The NTSB says crashes like the one in January 2008 near Mexican Hat, Utah revealed several ways safety could be improved. In the accident, 9 people died and 43 others were injured as they made their way home to Phoenix after a weekend ski trip in Telluride, Colo.

According to the NTSB, the 71-year-old driver's fatigue, which impaired his reaction time, most likely caused the crash. Further taxing the already-overtired operator was heavy snow conditions, which closed a mountain pass and caused the bus to take a longer route than normal.

The recommendations blamed the charter company, Arrow Stage Lines, for not considering supplying overnight accommodations or providing relief drivers at locations along the 550-mile route between Telluride and Phoenix.

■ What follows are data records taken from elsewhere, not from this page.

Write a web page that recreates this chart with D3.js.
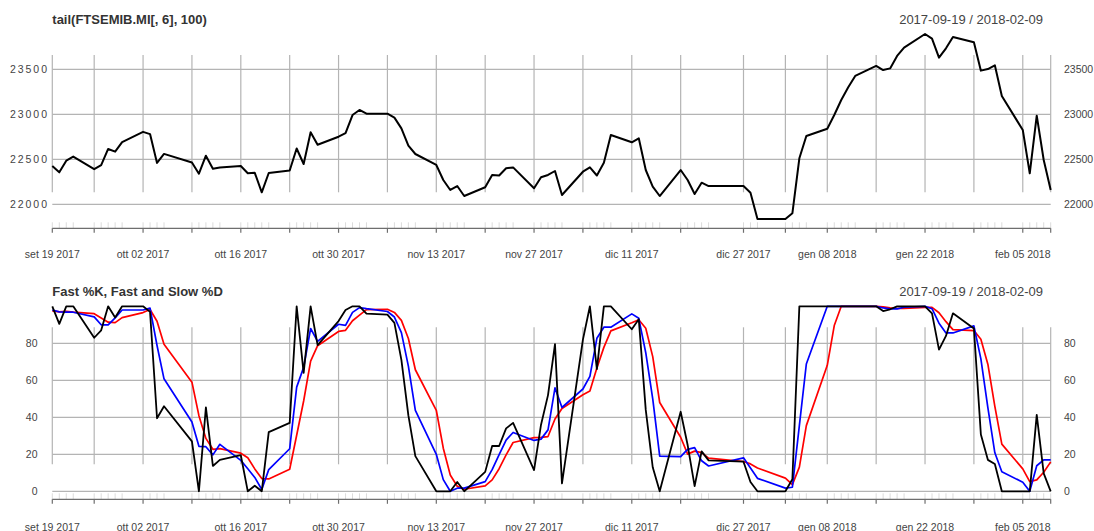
<!DOCTYPE html>
<html>
<head>
<meta charset="utf-8">
<script src="https://cdn.jsdelivr.net/npm/d3@7"></script>
<style>
    html, body { margin: 0; padding: 0; background: #fff; overflow: hidden; }
    svg { display: block; font-family: "Liberation Sans", Arial, sans-serif; }
</style>
</head>
<body>
<svg id="chart"></svg>
<script>
// trading days shown (tail of 100 observations)
const dates = [
    '2017-09-19','2017-09-20','2017-09-21','2017-09-22','2017-09-25','2017-09-26','2017-09-27','2017-09-28','2017-09-29',
    '2017-10-02','2017-10-03','2017-10-04','2017-10-05','2017-10-09','2017-10-10','2017-10-11','2017-10-12','2017-10-13',
    '2017-10-16','2017-10-17','2017-10-18','2017-10-19','2017-10-20','2017-10-23','2017-10-24','2017-10-25','2017-10-26',
    '2017-10-27','2017-10-30','2017-10-31',
    '2017-11-01','2017-11-02','2017-11-03','2017-11-06','2017-11-07','2017-11-08','2017-11-09','2017-11-10','2017-11-13',
    '2017-11-14','2017-11-15','2017-11-16','2017-11-17','2017-11-20','2017-11-21','2017-11-22','2017-11-23','2017-11-24',
    '2017-11-27','2017-11-28','2017-11-29','2017-11-30',
    '2017-12-01','2017-12-04','2017-12-05','2017-12-06','2017-12-07','2017-12-08','2017-12-11','2017-12-12','2017-12-13',
    '2017-12-14','2017-12-15','2017-12-18','2017-12-19','2017-12-20','2017-12-21','2017-12-22','2017-12-27','2017-12-28',
    '2017-12-29',
    '2018-01-02','2018-01-03','2018-01-04','2018-01-05','2018-01-08','2018-01-09','2018-01-10','2018-01-11','2018-01-12',
    '2018-01-15','2018-01-16','2018-01-17','2018-01-18','2018-01-19','2018-01-22','2018-01-23','2018-01-24','2018-01-25',
    '2018-01-26','2018-01-29','2018-01-30','2018-01-31',
    '2018-02-01','2018-02-02','2018-02-05','2018-02-06','2018-02-07','2018-02-08','2018-02-09'
];

const price = [
    22425, 22355, 22485, 22530, 22390, 22435, 22615, 22585, 22690,
    22805, 22780, 22460, 22560, 22465, 22340, 22540, 22395, 22410,
    22425, 22345, 22350, 22133, 22348, 22375, 22620, 22448, 22800, 22662, 22751, 22790,
    22992, 23048, 23007, 23007, 22963, 22844, 22651, 22559, 22437, 22270, 22159, 22203, 22092,
    22189, 22326, 22320, 22400, 22410, 22178, 22300, 22326, 22370,
    22103, 22362, 22410, 22320, 22462, 22770, 22689, 22733, 22381, 22196, 22092,
    22381, 22270, 22114, 22240, 22203, 22203, 22129, 21837,
    21837, 21900, 22511, 22759, 22840, 22992, 23159, 23300, 23426, 23537, 23492, 23510, 23648, 23740,
    23892, 23840, 23630, 23733, 23859, 23800, 23485, 23503,
    23544, 23203, 22826, 22344, 22985, 22492, 22159
];

const fastK = [
    100, 90.5, 100, 100, 83, 87, 100, 94, 100,
    100, 97, 39.5, 46, 27, 0, 45.4, 13.7, 17, 19.5, 0, 3, 0, 32, 37, 100, 64, 100, 79, 92, 98,
    100, 100, 96, 95.5, 91, 71, 41, 19, 0, 0, 0, 5, 0, 10.5, 24.5, 24.5, 34, 37, 11.5, 36, 52, 79.6,
    4.3, 82, 100, 66, 100, 100, 87.6, 93, 44, 13, 0, 43, 25, 2.8, 21.6, 16.7, 16, 5, 0,
    0, 6.5, 100, 100, 100, 100, 100, 100, 100, 100, 97.4, 98.4, 100, 100, 100, 96.2, 76.6, 84, 96.2, 88, 30.7, 17,
    14.8, 0, 0, 0, 41.3, 9.7, 0
];

const fastD = [
    98, 97, 96.8, 96.8, 94.3, 90, 90, 93.7, 98,
    98, 99, 78.8, 60.8, 37.5, 24.3, 24.1, 19.7, 25.4, 16.7, 12.2, 7.5, 1, 11.7, 23, 56.3, 67, 88, 81, 90.3, 89.7,
    96.7, 99.3, 98.7, 97.2, 94.2, 85.8, 67.7, 43.7, 20, 6.3, 0, 1.7, 1.7, 5.2, 11.7, 19.8, 27.7, 31.8, 27.5, 28.2, 33.2, 55.9,
    45.3, 55.3, 62.1, 82.7, 88.7, 88.7, 95.9, 93.5, 74.9, 50, 19, 18.7, 22.7, 23.6, 16.5, 13.7, 18.1, 12.6, 7,
    1.7, 2.2, 35.5, 68.8, 100, 100, 100, 100, 100, 100, 99.1, 98.6, 98.6, 99.5, 100, 98.7, 90.9, 85.6, 85.6, 89.4, 71.6, 45.2,
    20.8, 10.6, 4.9, 0, 13.8, 17, 17
];

const slowD = [
    97.5, 97, 97.3, 96.9, 96, 93.7, 91.4, 91.2, 93.9,
    96.6, 98.3, 91.9, 79.5, 59, 40.9, 28.6, 22.7, 23.1, 20.6, 18.1, 12.1, 6.9, 6.7, 11.9, 30.3, 48.8, 70.4, 78.7, 86.4, 87,
    92.2, 95.2, 98.2, 98.4, 96.7, 92.4, 82.6, 65.7, 43.8, 23.3, 8.8, 2.7, 1.1, 2.9, 6.2, 12.2, 19.7, 26.4, 29, 29.2, 29.6, 39.1,
    44.8, 52.2, 54.2, 66.7, 77.8, 86.7, 91.1, 92.7, 88.1, 72.8, 48, 29.2, 20.1, 21.7, 20.9, 17.9, 16.1, 14.8, 12.6,
    7.1, 3.6, 13.1, 35.5, 68.1, 89.6, 100, 100, 100, 100, 99.7, 99.2, 98.8, 98.9, 99.4, 99.4, 96.5, 91.7, 87.4, 86.9, 82.2, 68.7,
    45.9, 25.5, 12.1, 5.2, 6.2, 10.3, 15.9
];

// first trading day of each week (grid lines + major ticks), plus the last day
const weekStarts = [
    '2017-09-19','2017-09-25','2017-10-02','2017-10-09','2017-10-16','2017-10-23','2017-10-30','2017-11-06',
    '2017-11-13','2017-11-20','2017-11-27','2017-12-04','2017-12-11','2017-12-18','2017-12-27','2018-01-02',
    '2018-01-08','2018-01-15','2018-01-22','2018-01-29','2018-02-05','2018-02-09'
];
const tickLabelDates = [
    '2017-09-19','2017-10-02','2017-10-16','2017-10-30','2017-11-13','2017-11-27',
    '2017-12-11','2017-12-27','2018-01-08','2018-01-22','2018-02-05'
];
const tickLabels = [
    'set 19 2017','ott 02 2017','ott 16 2017','ott 30 2017','nov 13 2017','nov 27 2017',
    'dic 11 2017','dic 27 2017','gen 08 2018','gen 22 2018','feb 05 2018'
];
const priceTicks = [22000, 22500, 23000, 23500];
const stochTicks = [0, 20, 40, 60, 80];
const rangeText = '2017-09-19 / 2018-02-09';

class XtsChart {
    constructor(_config) {
        this.config = {
            parentElement: _config.parentElement,
            containerWidth: 1094,
            containerHeight: 531,
            plotLeft: 52.3,
            plotRight: 1050.7,
            rangeRight: 1043,
            rightLabelX: 1064,
            labelFont: 10.5,
            textColor: '#333333',
            gridColor: '#b4b4b4',
            axisColor: '#6e6e6e'
        };
        this.initVis();
    }

    initVis() {
        let vis = this;
        vis.parse = d3.utcParse('%Y-%m-%d');
        vis.days = dates.map(vis.parse);

        vis.svg = d3.select(vis.config.parentElement)
            .attr('width', vis.config.containerWidth)
            .attr('height', vis.config.containerHeight);

        vis.xScale = d3.scaleUtc()
            .domain([vis.days[0], vis.days[vis.days.length - 1]])
            .range([vis.config.plotLeft, vis.config.plotRight]);

        // price panel
        vis.drawPanel({
            title: 'tail(FTSEMIB.MI[, 6], 100)',
            titleY: 23.5,
            gridTop: 55, gridBottom: 192.3,
            axisY: 228.3, labelY: 258,
            yScale: d3.scaleLinear().domain([22000, 23500]).range([204.3, 69.3]),
            ticks: priceTicks,
            leftLabelX: 47, leftLabelWidth: 37,
            series: [{ values: price, color: '#000000', width: 2 }]
        });

        // stochastic panel
        vis.drawPanel({
            title: 'Fast %K, Fast and Slow %D',
            titleY: 296,
            gridTop: 327.3, gridBottom: 464.3,
            axisY: 499.3, labelY: 530.5,
            yScale: d3.scaleLinear().domain([0, 100]).range([491.3, 306.3]),
            ticks: stochTicks,
            leftLabelX: 37.5, leftLabelWidth: null,
            series: [
                { values: slowD, color: '#ff0000', width: 1.7 },
                { values: fastD, color: '#0000ff', width: 1.7 },
                { values: fastK, color: '#000000', width: 1.8 }
            ]
        });
    }

    drawPanel(p) {
        let vis = this;
        const cfg = vis.config;
        const g = vis.svg.append('g');

        // horizontal grid lines
        g.selectAll('.hgrid')
            .data(p.ticks)
            .join('line')
            .attr('x1', cfg.plotLeft)
            .attr('x2', cfg.plotRight)
            .attr('y1', d => p.yScale(d))
            .attr('y2', d => p.yScale(d))
            .attr('stroke', cfg.gridColor)
            .attr('stroke-width', 1.2);

        // vertical grid lines
        g.selectAll('.vgrid')
            .data(weekStarts.map(vis.parse))
            .join('line')
            .attr('x1', d => vis.xScale(d))
            .attr('x2', d => vis.xScale(d))
            .attr('y1', p.gridTop)
            .attr('y2', p.gridBottom)
            .attr('stroke', cfg.gridColor)
            .attr('stroke-width', 1.2);

        // minor ticks, one per observation
        g.selectAll('.minor')
            .data(vis.days)
            .join('line')
            .attr('x1', d => vis.xScale(d))
            .attr('x2', d => vis.xScale(d))
            .attr('y1', p.axisY - 6)
            .attr('y2', p.axisY)
            .attr('stroke', '#dcdcdc')
            .attr('stroke-width', 1);

        // axis line and major ticks
        g.append('line')
            .attr('x1', cfg.plotLeft)
            .attr('x2', cfg.plotRight)
            .attr('y1', p.axisY)
            .attr('y2', p.axisY)
            .attr('stroke', cfg.axisColor)
            .attr('stroke-width', 1.2);

        g.selectAll('.major')
            .data(weekStarts.map(vis.parse))
            .join('line')
            .attr('x1', d => vis.xScale(d))
            .attr('x2', d => vis.xScale(d))
            .attr('y1', p.axisY)
            .attr('y2', p.axisY + 4.5)
            .attr('stroke', cfg.axisColor)
            .attr('stroke-width', 1.2);

        // x labels
        g.selectAll('.xlab')
            .data(tickLabelDates)
            .join('text')
            .attr('x', d => vis.xScale(vis.parse(d)))
            .attr('y', p.labelY)
            .attr('text-anchor', 'middle')
            .attr('font-size', cfg.labelFont + 'px')
            .attr('fill', '#444444')
            .text((d, i) => tickLabels[i]);

        // y labels, both sides
        const left = g.selectAll('.ylabL')
            .data(p.ticks)
            .join('text')
            .attr('x', p.leftLabelX)
            .attr('y', d => p.yScale(d))
            .attr('dy', '0.35em')
            .attr('text-anchor', 'end')
            .attr('font-size', cfg.labelFont + 'px')
            .attr('fill', '#444444')
            .text(d => d);
        if (p.leftLabelWidth) {
            left.attr('textLength', p.leftLabelWidth);
        }

        g.selectAll('.ylabR')
            .data(p.ticks)
            .join('text')
            .attr('x', cfg.rightLabelX)
            .attr('y', d => p.yScale(d))
            .attr('dy', '0.35em')
            .attr('text-anchor', 'start')
            .attr('font-size', cfg.labelFont + 'px')
            .attr('fill', '#444444')
            .text(d => d);

        // titles
        g.append('text')
            .attr('x', cfg.plotLeft)
            .attr('y', p.titleY)
            .attr('font-size', '13px')
            .attr('font-weight', 'bold')
            .attr('fill', cfg.textColor)
            .text(p.title);

        g.append('text')
            .attr('x', cfg.rangeRight)
            .attr('y', p.titleY)
            .attr('text-anchor', 'end')
            .attr('font-size', '13px')
            .attr('fill', '#444444')
            .text(rangeText);

        // series
        p.series.forEach(s => {
            const line = d3.line()
                .x((d, i) => vis.xScale(vis.days[i]))
                .y(d => p.yScale(d));
            g.append('path')
                .datum(s.values)
                .attr('d', line)
                .attr('fill', 'none')
                .attr('stroke', s.color)
                .attr('stroke-width', s.width)
                .attr('stroke-linejoin', 'round');
        });
    }
}

new XtsChart({ parentElement: '#chart' });
</script>
</body>
</html>
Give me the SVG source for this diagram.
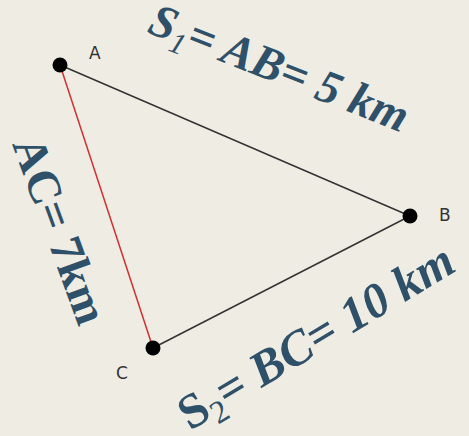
<svg xmlns="http://www.w3.org/2000/svg" width="469" height="436" viewBox="0 0 469 436">
<style>
.big{font-family:"Liberation Serif","Times New Roman",serif;font-weight:bold;fill:#2e5068}
.lbl{font-family:"DejaVu Sans",sans-serif;font-size:17px;fill:#333}
.pt{fill:#000}
</style>
<rect width="469" height="436" fill="#efece4"/>
<g id="connectors">
<line x1="60" y1="65" x2="410" y2="216" stroke="#333" stroke-width="1.5"/>
<line x1="410" y1="216" x2="153" y2="348" stroke="#333" stroke-width="1.5"/>
<line x1="60" y1="65" x2="153" y2="348" stroke="#d03030" stroke-width="1.5"/>
</g>
<g id="A"><circle class="pt" cx="60" cy="65" r="7.5"/><text class="lbl" x="89" y="59">A</text></g>
<g id="B"><circle class="pt" cx="410" cy="216" r="7.5"/><text class="lbl" x="439" y="221">B</text></g>
<g id="C"><circle class="pt" cx="153" cy="348" r="7.5"/><text class="lbl" x="116" y="379">C</text></g>
<text class="big" font-size="47" font-style="italic" transform="translate(146,32) rotate(21.5)">S<tspan font-size="30" dy="9" font-weight="normal">1</tspan><tspan dy="-9">= AB= 5 km</tspan></text>
<text class="big" font-size="49" transform="translate(190,431) rotate(-31)">S<tspan font-size="32" dy="9" font-weight="normal">2</tspan><tspan dy="-9" font-style="italic">= BC= 10 km</tspan></text>
<text class="big" font-size="47" font-weight="normal" transform="translate(12,144) rotate(70)">AC= <tspan font-weight="bold">7km</tspan></text>
</svg>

"For contingency plans to be effective, they must be considered before the start of the trip, documented and coordinated with the charter group," the NTSB said.

At press time, the Omaha, Nebraska-based Arrow Stage Lines had not responded to e-mails or phone messages from The Associated Press.

The National Highway Traffic Safety Administration did not escape the NTSB's criticism, as they were rebuked for neglecting to implement 10-year-old motorcoach safety recommendations. Amongst those recommendations were stronger bus roofs and easy-to-open, shatterproof windows. The recommendations also mandated that steps be taken - including potentially requiring seat belt use - to prevent passengers from being ejected in rollover crashes.